The CIA Won't Admit It Uses Slack

Slashdot - Fri, 02/21/2020 - 14:21
Given its traditional missions, which include subverting democracy around the world and providing U.S. leaders with unreliable intelligence analysis, it's understandable that the Central Intelligence Agency would be among our less transparent federal agencies. From a report: Now, though, it's gripping even more tightly to inconsequential information about what it gets up to than the ultra-secretive National Security Agency -- and for no evident reason.

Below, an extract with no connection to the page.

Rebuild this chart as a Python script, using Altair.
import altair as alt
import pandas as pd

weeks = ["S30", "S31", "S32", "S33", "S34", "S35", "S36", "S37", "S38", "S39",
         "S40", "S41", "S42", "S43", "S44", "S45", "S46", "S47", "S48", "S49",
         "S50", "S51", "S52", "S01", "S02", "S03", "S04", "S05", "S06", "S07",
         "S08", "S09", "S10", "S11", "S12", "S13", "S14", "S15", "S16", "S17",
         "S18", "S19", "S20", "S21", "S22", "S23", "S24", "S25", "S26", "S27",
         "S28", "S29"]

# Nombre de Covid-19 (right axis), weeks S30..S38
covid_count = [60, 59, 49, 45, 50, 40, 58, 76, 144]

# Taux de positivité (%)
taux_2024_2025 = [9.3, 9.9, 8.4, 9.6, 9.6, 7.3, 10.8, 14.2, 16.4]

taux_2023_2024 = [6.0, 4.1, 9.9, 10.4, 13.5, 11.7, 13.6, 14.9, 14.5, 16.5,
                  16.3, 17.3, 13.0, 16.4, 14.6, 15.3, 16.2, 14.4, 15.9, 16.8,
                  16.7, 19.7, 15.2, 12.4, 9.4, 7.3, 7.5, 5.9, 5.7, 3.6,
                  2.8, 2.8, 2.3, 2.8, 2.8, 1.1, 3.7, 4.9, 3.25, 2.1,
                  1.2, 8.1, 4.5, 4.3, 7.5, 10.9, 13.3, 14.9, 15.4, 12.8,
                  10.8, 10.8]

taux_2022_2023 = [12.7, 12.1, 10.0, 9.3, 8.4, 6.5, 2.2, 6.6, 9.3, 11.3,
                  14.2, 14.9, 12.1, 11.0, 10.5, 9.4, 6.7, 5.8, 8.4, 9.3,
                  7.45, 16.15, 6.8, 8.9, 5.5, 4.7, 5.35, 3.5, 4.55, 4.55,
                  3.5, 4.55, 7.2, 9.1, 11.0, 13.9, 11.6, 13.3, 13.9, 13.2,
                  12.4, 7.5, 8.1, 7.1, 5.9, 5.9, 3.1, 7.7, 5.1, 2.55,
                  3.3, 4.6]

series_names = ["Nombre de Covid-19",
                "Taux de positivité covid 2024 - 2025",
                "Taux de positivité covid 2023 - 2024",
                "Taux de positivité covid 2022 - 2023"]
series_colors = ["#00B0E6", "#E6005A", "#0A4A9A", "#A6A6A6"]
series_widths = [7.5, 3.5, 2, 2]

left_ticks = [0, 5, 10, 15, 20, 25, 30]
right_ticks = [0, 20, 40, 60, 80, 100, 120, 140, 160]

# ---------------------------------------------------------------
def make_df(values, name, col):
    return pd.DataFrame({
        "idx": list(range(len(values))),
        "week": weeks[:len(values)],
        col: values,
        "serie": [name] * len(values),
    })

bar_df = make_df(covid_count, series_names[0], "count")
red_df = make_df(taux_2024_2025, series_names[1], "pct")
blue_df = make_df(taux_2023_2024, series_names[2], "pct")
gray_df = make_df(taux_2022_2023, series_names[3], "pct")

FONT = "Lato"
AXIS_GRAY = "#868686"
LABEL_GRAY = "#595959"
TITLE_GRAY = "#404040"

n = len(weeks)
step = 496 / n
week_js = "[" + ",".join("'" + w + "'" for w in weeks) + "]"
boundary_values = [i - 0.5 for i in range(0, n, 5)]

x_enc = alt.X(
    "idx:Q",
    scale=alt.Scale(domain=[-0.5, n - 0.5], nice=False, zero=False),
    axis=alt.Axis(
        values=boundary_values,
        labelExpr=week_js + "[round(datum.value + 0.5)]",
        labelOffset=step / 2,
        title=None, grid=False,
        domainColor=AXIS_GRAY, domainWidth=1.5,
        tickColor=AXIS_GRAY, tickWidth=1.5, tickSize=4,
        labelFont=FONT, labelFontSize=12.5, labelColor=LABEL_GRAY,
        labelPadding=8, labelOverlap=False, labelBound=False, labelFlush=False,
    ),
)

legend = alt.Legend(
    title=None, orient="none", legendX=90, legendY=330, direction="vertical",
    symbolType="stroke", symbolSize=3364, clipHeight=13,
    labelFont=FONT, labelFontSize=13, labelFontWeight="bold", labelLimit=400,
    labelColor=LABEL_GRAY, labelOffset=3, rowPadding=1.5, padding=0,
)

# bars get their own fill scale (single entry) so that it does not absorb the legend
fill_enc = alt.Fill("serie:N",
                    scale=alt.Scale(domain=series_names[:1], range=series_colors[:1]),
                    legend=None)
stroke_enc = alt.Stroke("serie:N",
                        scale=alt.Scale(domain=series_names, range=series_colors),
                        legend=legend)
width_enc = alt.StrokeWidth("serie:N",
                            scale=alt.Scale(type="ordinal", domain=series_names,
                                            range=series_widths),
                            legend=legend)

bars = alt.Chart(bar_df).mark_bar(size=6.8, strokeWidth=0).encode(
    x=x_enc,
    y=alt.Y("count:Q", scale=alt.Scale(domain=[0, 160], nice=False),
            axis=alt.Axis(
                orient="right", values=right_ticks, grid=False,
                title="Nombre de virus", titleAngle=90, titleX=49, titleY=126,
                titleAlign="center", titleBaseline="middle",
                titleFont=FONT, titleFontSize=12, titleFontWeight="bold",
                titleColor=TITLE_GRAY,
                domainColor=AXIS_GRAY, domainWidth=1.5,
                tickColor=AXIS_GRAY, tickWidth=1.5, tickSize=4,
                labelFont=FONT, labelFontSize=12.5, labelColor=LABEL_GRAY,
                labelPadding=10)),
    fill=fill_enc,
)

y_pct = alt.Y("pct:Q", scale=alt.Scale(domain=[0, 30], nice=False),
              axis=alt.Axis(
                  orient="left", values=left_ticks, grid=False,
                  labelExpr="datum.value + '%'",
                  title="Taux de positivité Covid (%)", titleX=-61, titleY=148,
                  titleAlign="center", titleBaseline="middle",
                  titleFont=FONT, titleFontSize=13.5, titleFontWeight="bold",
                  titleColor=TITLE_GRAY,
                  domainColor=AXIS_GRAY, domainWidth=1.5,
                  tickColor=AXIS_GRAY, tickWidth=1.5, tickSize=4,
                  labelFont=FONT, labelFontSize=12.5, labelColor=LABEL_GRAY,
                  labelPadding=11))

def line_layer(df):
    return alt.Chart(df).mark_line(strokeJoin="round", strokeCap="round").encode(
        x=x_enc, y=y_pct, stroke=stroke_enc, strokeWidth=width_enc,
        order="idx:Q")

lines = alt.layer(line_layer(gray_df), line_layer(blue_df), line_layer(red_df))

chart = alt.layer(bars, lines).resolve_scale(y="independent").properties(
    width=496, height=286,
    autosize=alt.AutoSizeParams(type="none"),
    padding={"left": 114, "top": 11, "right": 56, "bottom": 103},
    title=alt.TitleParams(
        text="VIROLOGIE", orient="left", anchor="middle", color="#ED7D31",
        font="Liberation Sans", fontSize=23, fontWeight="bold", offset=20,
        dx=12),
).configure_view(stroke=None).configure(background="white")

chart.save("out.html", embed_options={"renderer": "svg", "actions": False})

Last year, VICE filed a Freedom of Information Act request asking for any Slack domains in use by the CIA. The NSA, responding to a similar request, admitted that it had records responsive to the request -- that the agency uses the demonic chat app, in other words -- but said it couldn't release them because they were a state secret. Recently, the CIA replied to our request by saying this: "CIA can neither confirm nor deny the existence or nonexistence of records responsive to your request. The fact of the existence or nonexistence of such records is itself currently and properly classified." In its response to our request, the CIA cited broad provisions in federal law that allow it to keep all sorts of information from the public by claiming it has to do with "intelligence sources and methods," which can mean anything from the identity of a spy in a foreign leader's inner circle to the podcasts a random bureaucrat listens to while driving to work. The agency is within its rights to do this, but it's just another in a long list of examples of why federal classification laws should be changed to give more weight to the public's right to get answers to even stupid questions relative to the right of public employees to keep what they do and how they do it entirely secret.